Die Autonomieverwaltung von Nord- und Ostsyrien hat dreißig Waisen, deren Eltern beim selbsternannten IS waren und die russische Staatsbürgerschaft besaßen, an Russland übergeben. Für die Rückführung traf am Donnerstag in Qamişlo eine Delegation der russischen Ombudsstelle für Kinderrechte ein. Die Übergabe an Larisa Nikolaevina und Helena Alexandrovna, zwei Vertreterinnen der russischen Kinderrechtsbeauftragten Anna Kuznetsowa, fand bei der Abteilung für auswärtige Angelegenheiten der Selbstverwaltung statt. An der Zusammenkunft nahmen neben dem Ko-Ressortleiter Abdulkarim Omar auch die stellvertretende Vorsitzende des Frauenkomitees der Cizîrê-Region, Derya Ramazan teil.
Die überwiegende Mehrheit der russischen IS-Waisen, die nun über Damaskus in ihr Heimatland zurückgeführt werden, war zuletzt im Internierungslager Hol (al-Haul), etwa 45 Kilometer südöstlich von Hesekê untergebracht. Die Eltern der Kinder sind in Ostsyrien im Zuge der Befreiungsoffensive gegen die Terrormiliz „Islamischer Staat“ (IS) ums Leben gekommen.
Omar: Neue IS-Generation in Hol
Nach einem Gespräch beider Seiten unter Ausschluss der Öffentlichkeit warnte Abdulkadir Omar bei einer gemeinsamen Pressekonferenz vor der Gefahr einer neuen „IS-Generation”, die in Camp Hol heranwächst. Schon länger weisen die Autonomiebehörden darauf hin, dass sich das Lager zu einer „Brutstätte” entwickelt hat, in der sich die Dschihadisten reorganisieren. Die Ideologie der Terrormiliz wird insbesondere von ausländischen IS-Anhängerinnen in organisierten Unterrichtsgruppen an Minderjährige weitergegeben. Entsprechend hoch sei daher der Radikalisierungsgrad der Kinder.
Kinder gehören nicht in Internierungslager
„Die Autonomieverwaltung setzt sich intensiv dafür ein, dass diese Kinder nicht in Camps sondern in einer familiären, kindgerechten und vor allem sicheren Umgebung aufwachsen. Minderjährige gehören nicht in Lager, in denen IS-Dschihadisten interniert sind”, sagte Omar.
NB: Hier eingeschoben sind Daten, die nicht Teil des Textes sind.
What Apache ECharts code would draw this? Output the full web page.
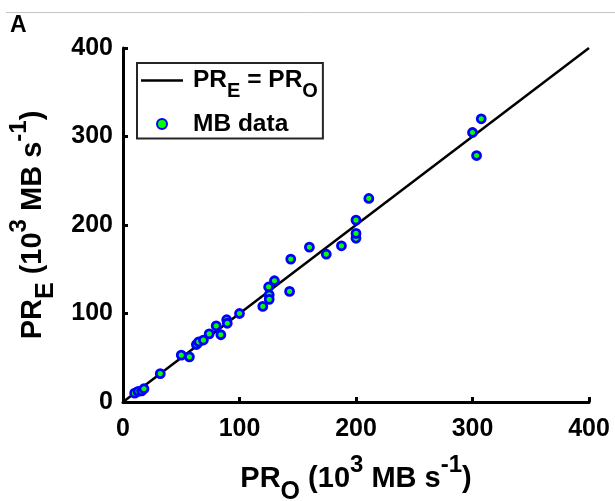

Doch solange die Herkunftstaaten sich aber weigerten, Staatsangehörige und deren Kinder zurückzunehmen, könne kaum verhindert werden, dass die nächste Generation des IS heranwächst.
Bisher 68 Waisen an Russland übergeben
Larisa Nikolaevina bedankte sich für die kooperative Zusammenarbeit mit den nordostsyrischen Behörden für die Übergabe der russischen IS-Waisen. Etwa ein Jahr habe die russische Ombudsstelle gemeinsam mit der Autonomieverwaltung an der Rückführung gearbeitet. Im Februar wurden bereits 35 IS-Waisen aus Nord- und Ostsyrien in die Russische Föderation gebracht. Im Frühjahr 2019 waren insgesamt drei Kinder von getöteten Dschihadisten an eine Delegation der russischen Staatsduma übergeben worden.